= AVAILABLE DATA =
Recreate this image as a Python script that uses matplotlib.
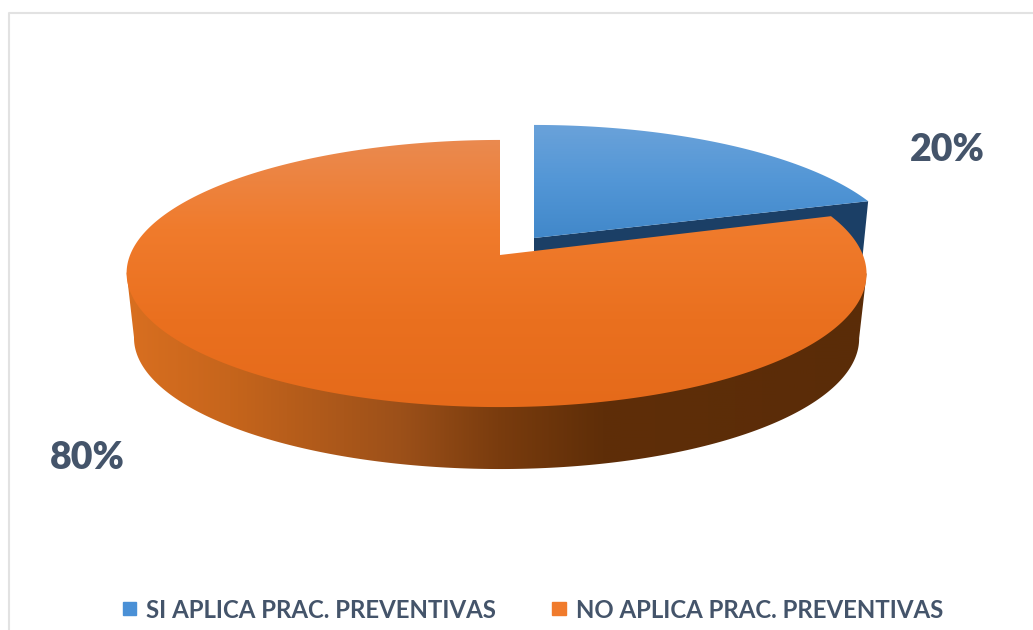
import numpy as np
import matplotlib
matplotlib.use("Agg")
import matplotlib.pyplot as plt
from matplotlib.colors import LinearSegmentedColormap
from matplotlib.patches import PathPatch, Patch
from matplotlib.path import Path

categories = ["SI APLICA PRAC. PREVENTIVAS", "NO APLICA PRAC. PREVENTIVAS"]
values = [20, 80]
pct_labels = ["20%", "80%"]

plt.rcParams['font.family'] = ['Lato', 'DejaVu Sans']

W, H = 1033, 630
fig = plt.figure(figsize=(W / 100, H / 100), dpi=100)
ax = fig.add_axes([0, 0, 1, 1])
ax.set_xlim(0, W)
ax.set_ylim(H, 0)
ax.axis("off")

# pie seen in perspective: unit circle pushed through a simple projective map
K = 0.1386
A = 366.4
B = 131.0
CX, CY = 500, 255
DEPTH = 65
BOTTOM_SCALE = 0.98


def project(frac, scale=1.0, dx=0, dy=0, skew=3.5):
    ang = 2 * np.pi * np.asarray(frac)
    u = np.sin(ang)
    v = np.cos(ang)
    w = 1 + K * v
    # the reference rim sits a little left of the apex at mid height
    return np.column_stack([CX + dx + A * scale * u / w - skew * (1 - v ** 2),
                            CY + dy - B * scale * v / w])


def fill_gradient(poly, colors, vertical=True, extent=None, z=1):
    # gradient image clipped to the polygon
    cmap = LinearSegmentedColormap.from_list("g", colors)
    grad = np.linspace(0, 1, 256)
    grad = grad[:, None] if vertical else grad[None, :]
    im = ax.imshow(grad, cmap=cmap, extent=extent, aspect="auto", zorder=z, interpolation="bilinear")
    patch = PathPatch(Path(np.vstack([poly, poly[0]]), closed=True), fc="none", ec="none", transform=ax.transData)
    ax.add_patch(patch)
    im.set_clip_path(patch)


split = values[0] / sum(values)

# blue slice, pulled away from the centre
off = (34, -15)
apex_blue = [CX + off[0], CY + off[1] - 2]
t_blue = np.linspace(0, split, 80)
rim_blue = project(t_blue, dx=off[0], dy=off[1], skew=0)
top_blue = np.vstack([apex_blue, rim_blue])
edge_top = project([split], dx=off[0], dy=off[1], skew=0)[0]
edge_bot = project([split], scale=BOTTOM_SCALE, dx=off[0], dy=off[1] + DEPTH, skew=0)[0]
side_blue = np.array([apex_blue, edge_top, edge_bot, [apex_blue[0], apex_blue[1] + DEPTH]])
ax.add_patch(PathPatch(Path(np.vstack([side_blue, side_blue[0]]), closed=True), fc="#1b3f66", ec="none", zorder=1))
fill_gradient(top_blue, ["#6ca3da", "#5296d6", "#3f86c8"], extent=(500, 900, 245, 120), z=2)

# orange slice
t_orange = np.linspace(split, 1, 600)
rim_top = project(t_orange)
rim_bot = project(t_orange, scale=BOTTOM_SCALE, dy=DEPTH)
i_right = np.argmax(rim_top[:, 0])
i_left = np.argmin(rim_top[:, 0])
j_right = np.argmax(rim_bot[:, 0])
j_left = np.argmin(rim_bot[:, 0])
side_orange = np.vstack([rim_top[i_right], rim_bot[j_right:j_left + 1], rim_top[i_left]])
side_colors = [(0.0, "#d96f20"), (0.14, "#c6651c"), (0.37, "#9c5019"), (0.5, "#7a3c0e"), (0.64, "#5f2e08"), (1.0, "#5a2c08")]
fill_gradient(side_orange, side_colors, vertical=False, extent=(125, 870, 480, 250), z=3)
top_orange = np.vstack([[CX, CY], rim_top])
fill_gradient(top_orange, ["#ea8a50", "#f07b2c", "#ea701f", "#e56a1a"], extent=(120, 870, 410, 138), z=4)

# frame of the chart area
ax.plot([9, 9, W], [H, 13, 13], color="#e2e2e2", lw=1.5, zorder=0)

ax.text(947, 150, pct_labels[0], color="#44546a", fontsize=27, fontweight="heavy", ha="center", va="center", zorder=6)
ax.text(87, 458, pct_labels[1], color="#44546a", fontsize=27, fontweight="heavy", ha="center", va="center", zorder=6)

handles = [Patch(color="#4a90d6", label=categories[0]), Patch(color="#f07b2c", label=categories[1])]
leg = ax.legend(handles=handles, loc="center", bbox_to_anchor=(533 / W, 1 - 610 / H), ncol=2, frameon=False,
                handlelength=0.55, handleheight=0.45, handletextpad=0.42, columnspacing=2.33,
                labelcolor="#44546a", prop={"weight": "bold", "size": 17.3})

fig.savefig("out.png", dpi=100)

= WORK REQUIRED =
Your task is to reproduce all of the material exactly. The pictures stay out.

= RESPONSE FOR THIS EXERCISE =
Recreate this image as a Python script that uses matplotlib.
import numpy as np
import matplotlib
matplotlib.use("Agg")
import matplotlib.pyplot as plt
from matplotlib.colors import LinearSegmentedColormap
from matplotlib.patches import PathPatch, Patch
from matplotlib.path import Path

categories = ["SI APLICA PRAC. PREVENTIVAS", "NO APLICA PRAC. PREVENTIVAS"]
values = [20, 80]
pct_labels = ["20%", "80%"]

plt.rcParams['font.family'] = ['Lato', 'DejaVu Sans']

W, H = 1033, 630
fig = plt.figure(figsize=(W / 100, H / 100), dpi=100)
ax = fig.add_axes([0, 0, 1, 1])
ax.set_xlim(0, W)
ax.set_ylim(H, 0)
ax.axis("off")

# pie seen in perspective: unit circle pushed through a simple projective map
K = 0.1386
A = 366.4
B = 131.0
CX, CY = 500, 255
DEPTH = 65
BOTTOM_SCALE = 0.98


def project(frac, scale=1.0, dx=0, dy=0, skew=3.5):
    ang = 2 * np.pi * np.asarray(frac)
    u = np.sin(ang)
    v = np.cos(ang)
    w = 1 + K * v
    # the reference rim sits a little left of the apex at mid height
    return np.column_stack([CX + dx + A * scale * u / w - skew * (1 - v ** 2),
                            CY + dy - B * scale * v / w])


def fill_gradient(poly, colors, vertical=True, extent=None, z=1):
    # gradient image clipped to the polygon
    cmap = LinearSegmentedColormap.from_list("g", colors)
    grad = np.linspace(0, 1, 256)
    grad = grad[:, None] if vertical else grad[None, :]
    im = ax.imshow(grad, cmap=cmap, extent=extent, aspect="auto", zorder=z, interpolation="bilinear")
    patch = PathPatch(Path(np.vstack([poly, poly[0]]), closed=True), fc="none", ec="none", transform=ax.transData)
    ax.add_patch(patch)
    im.set_clip_path(patch)


split = values[0] / sum(values)

# blue slice, pulled away from the centre
off = (34, -15)
apex_blue = [CX + off[0], CY + off[1] - 2]
t_blue = np.linspace(0, split, 80)
rim_blue = project(t_blue, dx=off[0], dy=off[1], skew=0)
top_blue = np.vstack([apex_blue, rim_blue])
edge_top = project([split], dx=off[0], dy=off[1], skew=0)[0]
edge_bot = project([split], scale=BOTTOM_SCALE, dx=off[0], dy=off[1] + DEPTH, skew=0)[0]
side_blue = np.array([apex_blue, edge_top, edge_bot, [apex_blue[0], apex_blue[1] + DEPTH]])
ax.add_patch(PathPatch(Path(np.vstack([side_blue, side_blue[0]]), closed=True), fc="#1b3f66", ec="none", zorder=1))
fill_gradient(top_blue, ["#6ca3da", "#5296d6", "#3f86c8"], extent=(500, 900, 245, 120), z=2)

# orange slice
t_orange = np.linspace(split, 1, 600)
rim_top = project(t_orange)
rim_bot = project(t_orange, scale=BOTTOM_SCALE, dy=DEPTH)
i_right = np.argmax(rim_top[:, 0])
i_left = np.argmin(rim_top[:, 0])
j_right = np.argmax(rim_bot[:, 0])
j_left = np.argmin(rim_bot[:, 0])
side_orange = np.vstack([rim_top[i_right], rim_bot[j_right:j_left + 1], rim_top[i_left]])
side_colors = [(0.0, "#d96f20"), (0.14, "#c6651c"), (0.37, "#9c5019"), (0.5, "#7a3c0e"), (0.64, "#5f2e08"), (1.0, "#5a2c08")]
fill_gradient(side_orange, side_colors, vertical=False, extent=(125, 870, 480, 250), z=3)
top_orange = np.vstack([[CX, CY], rim_top])
fill_gradient(top_orange, ["#ea8a50", "#f07b2c", "#ea701f", "#e56a1a"], extent=(120, 870, 410, 138), z=4)

# frame of the chart area
ax.plot([9, 9, W], [H, 13, 13], color="#e2e2e2", lw=1.5, zorder=0)

ax.text(947, 150, pct_labels[0], color="#44546a", fontsize=27, fontweight="heavy", ha="center", va="center", zorder=6)
ax.text(87, 458, pct_labels[1], color="#44546a", fontsize=27, fontweight="heavy", ha="center", va="center", zorder=6)

handles = [Patch(color="#4a90d6", label=categories[0]), Patch(color="#f07b2c", label=categories[1])]
leg = ax.legend(handles=handles, loc="center", bbox_to_anchor=(533 / W, 1 - 610 / H), ncol=2, frameon=False,
                handlelength=0.55, handleheight=0.45, handletextpad=0.42, columnspacing=2.33,
                labelcolor="#44546a", prop={"weight": "bold", "size": 17.3})

fig.savefig("out.png", dpi=100)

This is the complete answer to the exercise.